Nelson, a former bear hunter, immediately recognized the imminent threat he was facing and it was not long until the mother bear was facing him, rising to her hind legs, ready for battle.
“I had no rocks, no sticks,” he said.
Little did this momma bear know, in addition to being a season woodsman, her opponent had considerable experience in the boxing ring and planned to use that to what little advantage that might offer him.
As he lined up with the animal, his first attempt at a strike was a miss and struck the bear in the teeth. The bear quickly retaliated, leaving claw marks across the man’s chest and face.
“I knew it would swing first with its left but it would really come with its right, because most bears are right-handed,” Nelson said.
With this in mind, Nelson swung again at the bear, this time landing an underhand strike right to the animal’s snout, which is the best place to strike a bear in an attack.

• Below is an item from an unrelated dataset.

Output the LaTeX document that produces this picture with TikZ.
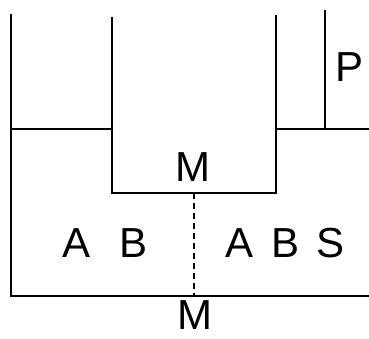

“I had the perfect shot to take. I did an underhand and hit it right in the snout.”
It was in this moment the bear cub let out another squeal and began to move away from the attack, leaving Nelson to ponder what the mother’s next move was going to be. During the brief pause, the mother bear, now with blood pouring from her nose, turned and followed the cub.
Nelson had won this round.
Despite his unfortunate altercation with the bear, Nelson, like any other hunter, wanted to enforce both the fact that attacks like these are extremely rare and that bears are not an animal we should fear.
“Black bears really aren’t dangerous unless you have a cub involved. So sometimes black bears get a really bad rap. Probably they’re more afraid of you and [me], than we are of them,” he said.
“I’m really glad that the bear walked away. And I’m really glad I did too.”